Head of Agroecology and Biometeorology at the Czech University of Life Sciences Prague, Professor Josef Soukup also runs the institute that conducts plant protection products registration trials for various companies. He has always been interested in oilseed rape (OSR) and here he outlines its importance in the Czech Republic and the how farmers manage weed control.
How important is OSR in the Czech Republic?
J.S. : Winter OSR is now one of the country’s main crops. It covers about 400,000 ha, and though less than wheat, which is 750,000 to 800,000 ha it’s more than spring barley, at 350,000 to 400,000 ha and fodder maize, at 250,000 ha. OSR surfaces depend mainly on weather conditions at sowing time and on overwintering. We usually sow between August 15th and 30th, or even early September in warm regions.

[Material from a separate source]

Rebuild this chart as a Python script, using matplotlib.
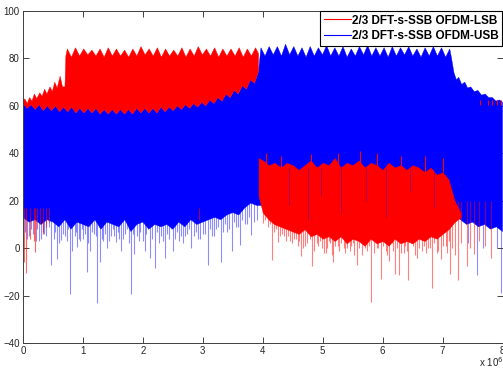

What is OSR’s potential in your country?
J.S. : The average yield has been very high for four years, 3.5 t/ha in 2013, 2015 and 2016, and almost 4 t/ha in 2016. Pol-Agro set the record with 5.25 t/ha on 170 ha in Poláky, in the north-west of the country. Domestic production amounts to 1.2-1.4 million t per year, 70% of which is processed in the Czech Republic. 400,000 to 500,000 t are exported, mainly to Germany.
What types of weeds do farmers have to deal with in their OSR?
J.S. : Cleavers and mayweed are found throughout the country, along with poppies and hedge mustard in the warmer regions, whereas cornflowers are more localised. We also see intermediates such as common field-speedwell, henbit dead-nettle, field pennycress, and shepherd’s-purse. The most frequent weedy grass in the country, the silky bent-grass is not an issue in OSR and there aren’t too many other grasses, just perennial common couch and very rare black-grass.
How do you control weeds in OSR?
J.S. : Farmers generally use metazachlor in combination with clomazone at pre-emergence or with quinmerac and dimethenamid-P at pre-emergence or early post-emergence, up to the OSR 2- to 3-leaf stage. Other post-emergence applications with herbicide containing aminopyralid, clopyralid and picloram are rare and generally restricted to areas of heavy soils and/or dry conditions. The HT technology with varieties tolerant to imazamox is not very widespread. The range of herbicides available has so far been sufficient, but now new post-emergence solutions would be welcome.
You believe that post-emergence solutions would be welcome in the Czech Republic. Why is that?
J.S. : Farmers are increasingly being faced with restrictions on their use of metazachlor in groundwater protection zones. Post-emergence can also be used for larger application window, and this provides flexibility with regard to choosing application dates. It reduces the risk of unnecessarily applying a herbicide in fields with poor emergence which might result in the need for replacement.
Post-emergence is also a better solution in soils where residual herbicides are less effective, such as dry, very sandy or very heavy soils, or plots with surface plant residues. Some weeds, such as Cranesbill, some crucifers and perennials are difficult to control with conventional pre-emergence herbicides. In post-emergence, farmers would only need to treat with one early application against broadleaf weeds followed later by treatment against volunteer cereals.